Planning updates
Edit on GitHubThis section provides recommendations on how you can build a process around updating your Spryker project, so you can plan, estimate, and continuously deliver updates, just like any feature you are building.
According to the statistics from 2019, Spryker is doing 12 releases of individual modules per day. So if you haven’t done an update for a while (3+ months), there are a lot of things to be updated. If you approach Spryker update as an “everything at once” task, you may end up with a quite time-consuming routine that lasts a couple of iterations, conflicting with the main feature development process.
To see why you have something installed, and why something must not be installed, run composer why
and composer why-not
commands, respectively.
To streamline your update process, prepare for it. First of all, check how big your update is going to be by following the steps below.
Check all outdated packages
Check for outdated packages:
>php -d memory_limit=-1 composer.phar outdated | grep spryker
The command returns a list of outdated Spryker packages. It gives you a clear picture of what is outdated, how many majors, minors, and bugfixes you have, and lets you estimate the effort for the update. See Semantic Versioning: Major vs. Minor vs. Patch Release for information about the module release types. As any feature update can take a while, the best approach is to split the update into deliverable chunks.

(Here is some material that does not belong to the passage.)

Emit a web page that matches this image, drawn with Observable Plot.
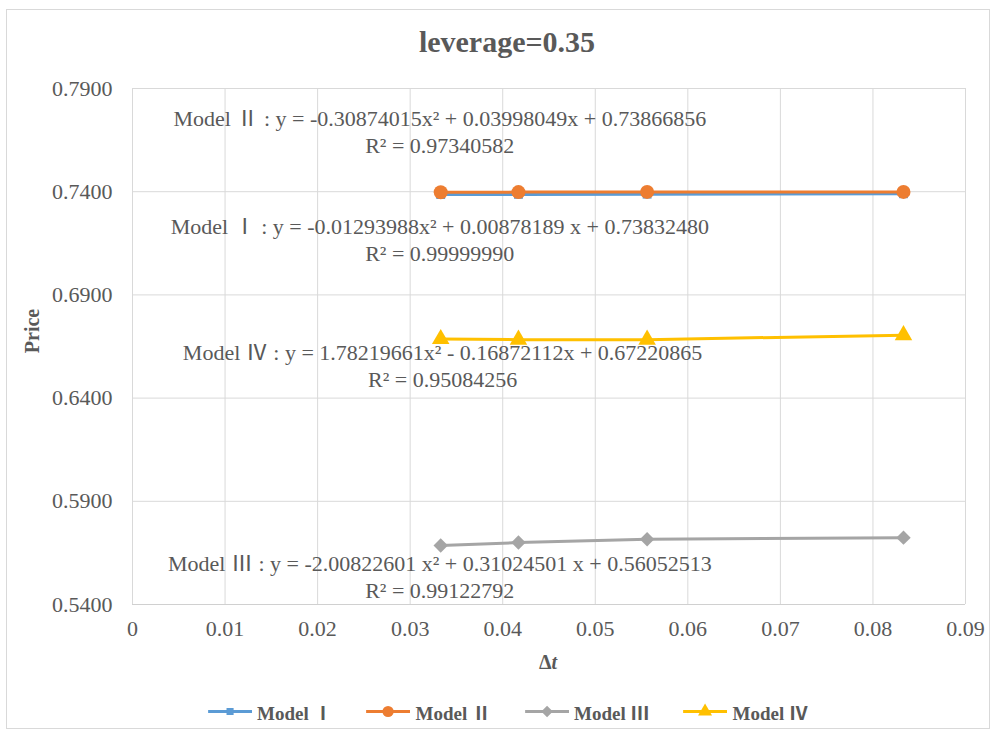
<!DOCTYPE html>
<html>
<head>
<meta charset="utf-8">
<script src="https://cdn.jsdelivr.net/npm/d3@7"></script>
<script src="https://cdn.jsdelivr.net/npm/@observablehq/plot@0.6"></script>
<style>
  html, body { margin: 0; padding: 0; background: #fff; }
  #wrap { position: relative; width: 998px; height: 737px; overflow: hidden; font-family: "Liberation Serif", "Noto Sans CJK SC", serif; color: #595959; }
  #border { position: absolute; left: 6px; top: 9px; width: 984px; height: 720px; border: 1px solid #d9d9d9; box-sizing: border-box; pointer-events: none; }
  #chart { position: absolute; left: 0; top: 0; }
  .ov { position: absolute; white-space: nowrap; }
  #title { left: 0; width: 1014px; top: 25px; text-align: center; font-size: 30px; font-weight: bold; line-height: 34px; }
  #ylab { left: 32px; top: 331px; transform: translate(-50%, -50%) rotate(-90deg); font-size: 20px; font-weight: bold; }
  #xlab { left: 548px; top: 662px; transform: translate(-50%, -50%); font-size: 20px; font-weight: bold; }
  #legend { left: 508px; top: 711px; transform: translate(-50%, -50%); display: flex; align-items: center; font-size: 19px; font-weight: bold; }
  .item { display: flex; align-items: center; margin: 0 17px; flex-shrink: 0; }
  .item svg { margin-right: 5px; flex-shrink: 0; }
</style>
</head>
<body>
<div id="wrap">
  <div id="chart"></div>
  <div id="border"></div>
  <div id="title" class="ov">leverage=0.35</div>
  <div id="ylab" class="ov">Price</div>
  <div id="xlab" class="ov">Δ<i>t</i></div>
  <div id="legend" class="ov"></div>
</div>
<script>
// ---- data ----
const dt = [0.0333, 0.0417, 0.0556, 0.0833];
const seriesNames = ["Model Ⅰ", "Model Ⅱ", "Model Ⅲ", "Model Ⅳ"];
const modelI   = [0.7386, 0.7387, 0.7388, 0.7390];
const modelII  = [0.7397, 0.7398, 0.7399, 0.7399];
const modelIII = [0.5686, 0.5700, 0.5716, 0.5724];
const modelIV  = [0.6686, 0.6683, 0.6683, 0.6705];
const xTicks = [0, 0.01, 0.02, 0.03, 0.04, 0.05, 0.06, 0.07, 0.08, 0.09];
const yTicks = [0.54, 0.59, 0.64, 0.69, 0.74, 0.79];
const fitLabels = [
  "Model Ⅱ : y = -0.30874015x² + 0.03998049x + 0.73866856\nR² = 0.97340582",
  "Model Ⅰ : y = -0.01293988x² + 0.00878189 x + 0.73832480\nR² = 0.99999990",
  "Model Ⅳ : y = 1.78219661x² - 0.16872112x + 0.67220865\nR² = 0.95084256",
  "Model Ⅲ : y = -2.00822601 x² + 0.31024501 x + 0.56052513\nR² = 0.99122792"
];
const fitLabelX = [0.0332, 0.0332, 0.0335, 0.0332];
const fitLabelY = [0.7694, 0.7171, 0.6560, 0.5538];

// ---- styling ----
const colors = ["#5b9bd5", "#ed7d31", "#a5a5a5", "#ffc000"];
const symbols = ["square", "circle", "diamond2", "triangle"];
const radii = [5, 7, 6.5, 6.5];

const allSeries = [modelI, modelII, modelIII, modelIV];
const rows = allSeries.flatMap((vals, si) => vals.map((v, i) => ({series: seriesNames[si], x: dt[i], y: v, si})));
const labels = fitLabels.map((t, i) => ({text: t, x: fitLabelX[i], y: fitLabelY[i]}));

const marks = [
  Plot.gridX(xTicks, {stroke: "#d9d9d9", strokeOpacity: 1}),
  Plot.gridY(yTicks, {stroke: "#d9d9d9", strokeOpacity: 1}),
  Plot.ruleY([0.54], {stroke: "#d0d0d0"}),
  Plot.axisX(xTicks, {tickSize: 0, tickPadding: 16, tickFormat: d => d === 0 ? "0" : d3.format(".2f")(d), fontSize: 22}),
  Plot.axisY(yTicks, {tickSize: 0, tickPadding: 20, tickFormat: d3.format(".4f"), fontSize: 22}),
  Plot.text(labels, {x: "x", y: "y", text: "text", fontSize: 22, lineHeight: 1.23, fill: "#595959", textAnchor: "middle"})
];
allSeries.forEach((vals, si) => {
  const d = rows.filter(r => r.si === si);
  marks.push(Plot.line(d, {x: "x", y: "y", stroke: colors[si], strokeWidth: 3}));
  marks.push(Plot.dot(d, {x: "x", y: "y", fill: colors[si], stroke: "none", symbol: symbols[si], r: radii[si]}));
});

const chart = Plot.plot({
  width: 998,
  height: 737,
  marginLeft: 132,
  marginRight: 33,
  marginTop: 88,
  marginBottom: 133,
  x: {domain: [0, 0.09], label: null},
  y: {domain: [0.54, 0.79], label: null},
  style: {fontFamily: '"Liberation Serif", "Noto Sans CJK SC", serif', color: "#595959", background: "transparent"},
  marks
});
document.getElementById("chart").appendChild(chart);

// ---- legend ----
const symMap = {square: d3.symbolSquare, circle: d3.symbolCircle, diamond2: d3.symbolDiamond2, triangle: d3.symbolTriangle};
const legend = d3.select("#legend");
seriesNames.forEach((name, i) => {
  const item = legend.append("div").attr("class", "item");
  const svg = item.append("svg").attr("width", 44).attr("height", 20).style("width", "44px").style("height", "20px");
  svg.append("line").attr("x1", 0).attr("x2", 44).attr("y1", 10).attr("y2", 10)
    .attr("stroke", colors[i]).attr("stroke-width", 3);
  const r = radii[i] * 0.8;
  svg.append("path").attr("transform", "translate(22,10)")
    .attr("d", d3.symbol(symMap[symbols[i]], Math.PI * r * r)())
    .attr("fill", colors[i]);
  item.append("span").text(name);
});
</script>
</body>
</html>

Build up update iterations
From the list of the outdated packages, you’ve got in the previous step, create the update iterations. We recommend including the following number of updates into each of the update iterations:
- 30+ bugfix updates or
- around 10 minor updates or
- 1-5 major updates
The numbers depend on how many customizations for the respective modules you’ve done on your project or how complicated the migration effort is.
Plan, estimate, and prioritize
Like with any other task, you can prioritize and estimate the update iterations. You can also distribute them across different sprints and share them between several team members, mixing in features required from the business perspective.